-- DATA TO USE --

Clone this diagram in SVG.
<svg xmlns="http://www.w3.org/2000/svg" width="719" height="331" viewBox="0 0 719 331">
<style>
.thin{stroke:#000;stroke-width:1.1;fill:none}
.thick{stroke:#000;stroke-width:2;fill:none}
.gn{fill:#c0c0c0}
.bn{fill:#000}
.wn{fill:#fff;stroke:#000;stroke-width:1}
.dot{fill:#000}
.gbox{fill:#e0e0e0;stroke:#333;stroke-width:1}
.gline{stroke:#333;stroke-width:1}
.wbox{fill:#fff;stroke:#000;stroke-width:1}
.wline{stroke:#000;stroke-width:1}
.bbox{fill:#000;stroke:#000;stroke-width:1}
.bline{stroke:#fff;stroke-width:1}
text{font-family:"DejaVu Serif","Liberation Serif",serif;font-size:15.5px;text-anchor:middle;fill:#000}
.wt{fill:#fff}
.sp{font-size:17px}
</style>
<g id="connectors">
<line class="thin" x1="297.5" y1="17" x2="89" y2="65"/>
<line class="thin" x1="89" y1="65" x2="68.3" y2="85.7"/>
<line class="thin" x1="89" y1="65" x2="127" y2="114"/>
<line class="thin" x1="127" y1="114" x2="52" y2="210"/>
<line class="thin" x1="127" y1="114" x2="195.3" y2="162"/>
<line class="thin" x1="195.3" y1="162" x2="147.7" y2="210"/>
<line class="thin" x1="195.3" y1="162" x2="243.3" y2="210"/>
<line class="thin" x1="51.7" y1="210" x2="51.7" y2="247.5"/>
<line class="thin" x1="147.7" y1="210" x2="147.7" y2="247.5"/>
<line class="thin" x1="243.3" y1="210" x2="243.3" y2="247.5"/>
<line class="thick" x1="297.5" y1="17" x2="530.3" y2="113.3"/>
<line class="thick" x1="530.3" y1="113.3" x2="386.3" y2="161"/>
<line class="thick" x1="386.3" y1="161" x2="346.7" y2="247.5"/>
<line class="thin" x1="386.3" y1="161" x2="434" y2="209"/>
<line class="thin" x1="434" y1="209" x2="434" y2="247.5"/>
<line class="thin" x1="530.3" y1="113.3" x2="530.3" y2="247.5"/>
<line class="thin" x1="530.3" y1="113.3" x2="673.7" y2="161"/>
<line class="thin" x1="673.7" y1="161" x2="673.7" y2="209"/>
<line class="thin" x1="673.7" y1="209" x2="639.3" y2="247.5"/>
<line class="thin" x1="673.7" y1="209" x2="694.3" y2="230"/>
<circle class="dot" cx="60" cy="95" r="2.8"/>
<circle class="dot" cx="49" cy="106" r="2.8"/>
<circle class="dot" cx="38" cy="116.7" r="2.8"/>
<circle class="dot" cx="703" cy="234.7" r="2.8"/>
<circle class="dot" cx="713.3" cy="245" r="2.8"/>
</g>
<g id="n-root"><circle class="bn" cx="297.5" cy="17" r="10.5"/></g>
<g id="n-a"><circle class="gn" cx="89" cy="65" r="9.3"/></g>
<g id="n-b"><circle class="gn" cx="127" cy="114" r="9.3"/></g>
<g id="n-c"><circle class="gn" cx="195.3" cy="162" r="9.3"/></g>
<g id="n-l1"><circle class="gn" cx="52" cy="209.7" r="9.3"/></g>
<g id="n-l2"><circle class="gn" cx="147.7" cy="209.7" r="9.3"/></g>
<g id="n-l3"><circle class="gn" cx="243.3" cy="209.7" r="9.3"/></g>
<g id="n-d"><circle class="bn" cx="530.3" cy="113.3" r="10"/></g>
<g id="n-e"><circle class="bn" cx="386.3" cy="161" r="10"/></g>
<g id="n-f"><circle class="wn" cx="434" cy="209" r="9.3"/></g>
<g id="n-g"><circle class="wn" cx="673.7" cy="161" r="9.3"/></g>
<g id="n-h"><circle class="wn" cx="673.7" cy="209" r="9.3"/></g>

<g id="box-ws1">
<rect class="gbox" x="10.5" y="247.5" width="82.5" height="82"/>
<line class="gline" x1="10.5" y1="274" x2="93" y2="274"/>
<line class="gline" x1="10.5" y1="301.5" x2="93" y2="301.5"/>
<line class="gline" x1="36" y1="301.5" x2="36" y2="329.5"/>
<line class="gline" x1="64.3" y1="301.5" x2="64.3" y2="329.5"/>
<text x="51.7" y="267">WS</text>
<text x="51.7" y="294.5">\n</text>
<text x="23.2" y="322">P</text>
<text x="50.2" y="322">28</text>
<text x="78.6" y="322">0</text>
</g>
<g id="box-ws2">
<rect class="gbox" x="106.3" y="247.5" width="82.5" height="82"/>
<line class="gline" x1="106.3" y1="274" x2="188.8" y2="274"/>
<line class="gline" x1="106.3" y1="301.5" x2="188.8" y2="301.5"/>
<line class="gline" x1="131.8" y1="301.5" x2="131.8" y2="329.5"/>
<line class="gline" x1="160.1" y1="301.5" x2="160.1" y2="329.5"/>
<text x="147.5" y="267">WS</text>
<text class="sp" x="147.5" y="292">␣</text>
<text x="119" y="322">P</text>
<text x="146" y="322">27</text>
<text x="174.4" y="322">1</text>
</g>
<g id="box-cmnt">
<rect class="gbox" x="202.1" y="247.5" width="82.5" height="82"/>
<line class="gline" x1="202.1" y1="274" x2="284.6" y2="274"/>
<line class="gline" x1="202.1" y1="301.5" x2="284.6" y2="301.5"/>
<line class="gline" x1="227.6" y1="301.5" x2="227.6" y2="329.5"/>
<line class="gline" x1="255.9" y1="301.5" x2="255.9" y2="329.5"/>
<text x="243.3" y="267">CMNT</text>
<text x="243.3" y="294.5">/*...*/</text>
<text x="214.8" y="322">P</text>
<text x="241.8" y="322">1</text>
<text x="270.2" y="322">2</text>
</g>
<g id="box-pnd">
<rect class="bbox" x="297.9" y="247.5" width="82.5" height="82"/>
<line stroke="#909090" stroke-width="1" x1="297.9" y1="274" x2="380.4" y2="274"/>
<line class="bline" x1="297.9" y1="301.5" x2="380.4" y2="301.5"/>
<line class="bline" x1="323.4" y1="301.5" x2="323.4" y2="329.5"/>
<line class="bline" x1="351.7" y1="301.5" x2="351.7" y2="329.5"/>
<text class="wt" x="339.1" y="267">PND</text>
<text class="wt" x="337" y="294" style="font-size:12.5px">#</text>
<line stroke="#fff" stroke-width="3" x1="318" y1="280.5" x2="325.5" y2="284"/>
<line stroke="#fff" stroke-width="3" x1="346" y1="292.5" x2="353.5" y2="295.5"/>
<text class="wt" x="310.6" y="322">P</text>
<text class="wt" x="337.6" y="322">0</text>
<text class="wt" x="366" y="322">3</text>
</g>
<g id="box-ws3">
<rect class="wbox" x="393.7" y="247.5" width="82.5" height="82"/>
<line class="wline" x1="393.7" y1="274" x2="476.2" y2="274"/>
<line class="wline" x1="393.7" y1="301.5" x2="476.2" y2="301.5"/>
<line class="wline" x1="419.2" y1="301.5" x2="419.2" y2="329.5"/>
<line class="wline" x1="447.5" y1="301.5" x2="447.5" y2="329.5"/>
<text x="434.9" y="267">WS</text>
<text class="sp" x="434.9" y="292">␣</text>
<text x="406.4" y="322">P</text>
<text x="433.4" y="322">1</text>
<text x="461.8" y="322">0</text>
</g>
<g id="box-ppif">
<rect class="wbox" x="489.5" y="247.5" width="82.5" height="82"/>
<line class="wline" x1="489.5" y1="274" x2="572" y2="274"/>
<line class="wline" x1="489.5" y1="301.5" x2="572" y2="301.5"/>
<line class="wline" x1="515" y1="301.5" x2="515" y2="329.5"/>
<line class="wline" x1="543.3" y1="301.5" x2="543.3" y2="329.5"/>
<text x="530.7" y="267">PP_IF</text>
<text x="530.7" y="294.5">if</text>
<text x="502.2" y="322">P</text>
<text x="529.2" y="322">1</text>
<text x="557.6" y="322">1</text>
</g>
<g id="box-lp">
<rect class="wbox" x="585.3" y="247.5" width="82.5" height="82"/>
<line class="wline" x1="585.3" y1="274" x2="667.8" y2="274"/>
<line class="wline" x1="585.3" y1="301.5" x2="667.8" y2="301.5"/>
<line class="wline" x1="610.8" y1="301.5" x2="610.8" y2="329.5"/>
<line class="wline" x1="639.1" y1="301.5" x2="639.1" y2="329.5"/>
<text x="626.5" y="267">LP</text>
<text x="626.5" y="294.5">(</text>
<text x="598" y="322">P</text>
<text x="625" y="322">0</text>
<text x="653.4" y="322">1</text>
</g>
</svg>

---

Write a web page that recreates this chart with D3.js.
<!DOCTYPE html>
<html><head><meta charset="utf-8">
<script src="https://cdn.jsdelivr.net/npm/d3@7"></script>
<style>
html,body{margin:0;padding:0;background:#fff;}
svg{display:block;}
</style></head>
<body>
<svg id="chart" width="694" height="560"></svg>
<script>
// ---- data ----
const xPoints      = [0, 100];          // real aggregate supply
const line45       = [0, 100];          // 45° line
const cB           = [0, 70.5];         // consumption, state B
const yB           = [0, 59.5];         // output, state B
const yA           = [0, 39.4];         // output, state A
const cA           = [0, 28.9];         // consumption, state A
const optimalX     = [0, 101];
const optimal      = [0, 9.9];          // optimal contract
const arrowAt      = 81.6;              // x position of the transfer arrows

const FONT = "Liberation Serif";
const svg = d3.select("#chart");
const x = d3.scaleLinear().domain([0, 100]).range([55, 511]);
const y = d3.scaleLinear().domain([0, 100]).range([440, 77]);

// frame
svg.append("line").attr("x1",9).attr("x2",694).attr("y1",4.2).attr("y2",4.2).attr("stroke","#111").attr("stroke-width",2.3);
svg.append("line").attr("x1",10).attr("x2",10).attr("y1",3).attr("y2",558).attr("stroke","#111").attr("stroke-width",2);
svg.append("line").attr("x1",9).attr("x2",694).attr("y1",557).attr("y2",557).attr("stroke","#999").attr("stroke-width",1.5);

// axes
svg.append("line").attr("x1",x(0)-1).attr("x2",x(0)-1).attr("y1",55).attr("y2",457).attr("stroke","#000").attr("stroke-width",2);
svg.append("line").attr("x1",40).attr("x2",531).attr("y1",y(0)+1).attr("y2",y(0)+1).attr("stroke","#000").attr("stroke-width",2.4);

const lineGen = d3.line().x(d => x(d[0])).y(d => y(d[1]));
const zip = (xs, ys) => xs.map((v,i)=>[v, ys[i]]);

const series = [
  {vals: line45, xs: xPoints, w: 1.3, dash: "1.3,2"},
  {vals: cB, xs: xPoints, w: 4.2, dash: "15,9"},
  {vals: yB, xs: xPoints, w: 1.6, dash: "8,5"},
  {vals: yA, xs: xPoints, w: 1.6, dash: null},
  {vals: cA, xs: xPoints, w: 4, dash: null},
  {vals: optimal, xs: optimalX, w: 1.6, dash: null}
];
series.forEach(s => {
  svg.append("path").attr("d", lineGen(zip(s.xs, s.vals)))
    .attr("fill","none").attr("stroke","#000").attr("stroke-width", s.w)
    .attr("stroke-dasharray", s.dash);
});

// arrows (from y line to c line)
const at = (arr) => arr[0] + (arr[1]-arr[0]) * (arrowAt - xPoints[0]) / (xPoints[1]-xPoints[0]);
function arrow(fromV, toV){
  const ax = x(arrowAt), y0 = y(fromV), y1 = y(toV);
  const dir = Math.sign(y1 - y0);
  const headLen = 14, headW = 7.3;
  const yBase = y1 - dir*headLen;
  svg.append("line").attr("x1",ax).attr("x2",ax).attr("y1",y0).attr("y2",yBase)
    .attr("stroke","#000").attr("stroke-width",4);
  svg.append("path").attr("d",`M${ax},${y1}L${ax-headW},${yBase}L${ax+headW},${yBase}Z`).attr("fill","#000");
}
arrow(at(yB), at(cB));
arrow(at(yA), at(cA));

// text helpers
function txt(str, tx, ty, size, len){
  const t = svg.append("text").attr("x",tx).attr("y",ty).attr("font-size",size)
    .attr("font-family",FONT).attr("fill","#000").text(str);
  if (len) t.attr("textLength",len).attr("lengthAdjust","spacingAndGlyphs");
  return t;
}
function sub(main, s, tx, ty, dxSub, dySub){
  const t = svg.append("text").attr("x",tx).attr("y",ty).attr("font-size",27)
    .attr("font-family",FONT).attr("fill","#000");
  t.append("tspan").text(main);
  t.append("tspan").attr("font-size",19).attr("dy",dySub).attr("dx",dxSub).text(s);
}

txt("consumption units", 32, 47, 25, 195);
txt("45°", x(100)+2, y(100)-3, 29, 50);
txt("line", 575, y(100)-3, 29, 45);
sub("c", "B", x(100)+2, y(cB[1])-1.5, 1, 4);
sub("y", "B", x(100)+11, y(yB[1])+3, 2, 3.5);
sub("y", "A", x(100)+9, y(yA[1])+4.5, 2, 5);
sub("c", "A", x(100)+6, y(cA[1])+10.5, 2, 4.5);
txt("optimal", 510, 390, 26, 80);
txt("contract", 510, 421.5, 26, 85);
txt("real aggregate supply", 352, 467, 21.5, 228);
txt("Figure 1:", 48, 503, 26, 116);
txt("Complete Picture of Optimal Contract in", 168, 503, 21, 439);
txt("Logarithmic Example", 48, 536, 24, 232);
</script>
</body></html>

-- AIM OF THE EXERCISE --
Above is a listing; print exactly its lines from the one with "Write a web" through the one with "const y = d3.scaleLinear().domain([0, 100]).range([440, 77]);", and no other lines.

-- RESPONSE TO THE TASK --
Write a web page that recreates this chart with D3.js.
<!DOCTYPE html>
<html><head><meta charset="utf-8">
<script src="https://cdn.jsdelivr.net/npm/d3@7"></script>
<style>
html,body{margin:0;padding:0;background:#fff;}
svg{display:block;}
</style></head>
<body>
<svg id="chart" width="694" height="560"></svg>
<script>
// ---- data ----
const xPoints      = [0, 100];          // real aggregate supply
const line45       = [0, 100];          // 45° line
const cB           = [0, 70.5];         // consumption, state B
const yB           = [0, 59.5];         // output, state B
const yA           = [0, 39.4];         // output, state A
const cA           = [0, 28.9];         // consumption, state A
const optimalX     = [0, 101];
const optimal      = [0, 9.9];          // optimal contract
const arrowAt      = 81.6;              // x position of the transfer arrows

const FONT = "Liberation Serif";
const svg = d3.select("#chart");
const x = d3.scaleLinear().domain([0, 100]).range([55, 511]);
const y = d3.scaleLinear().domain([0, 100]).range([440, 77]);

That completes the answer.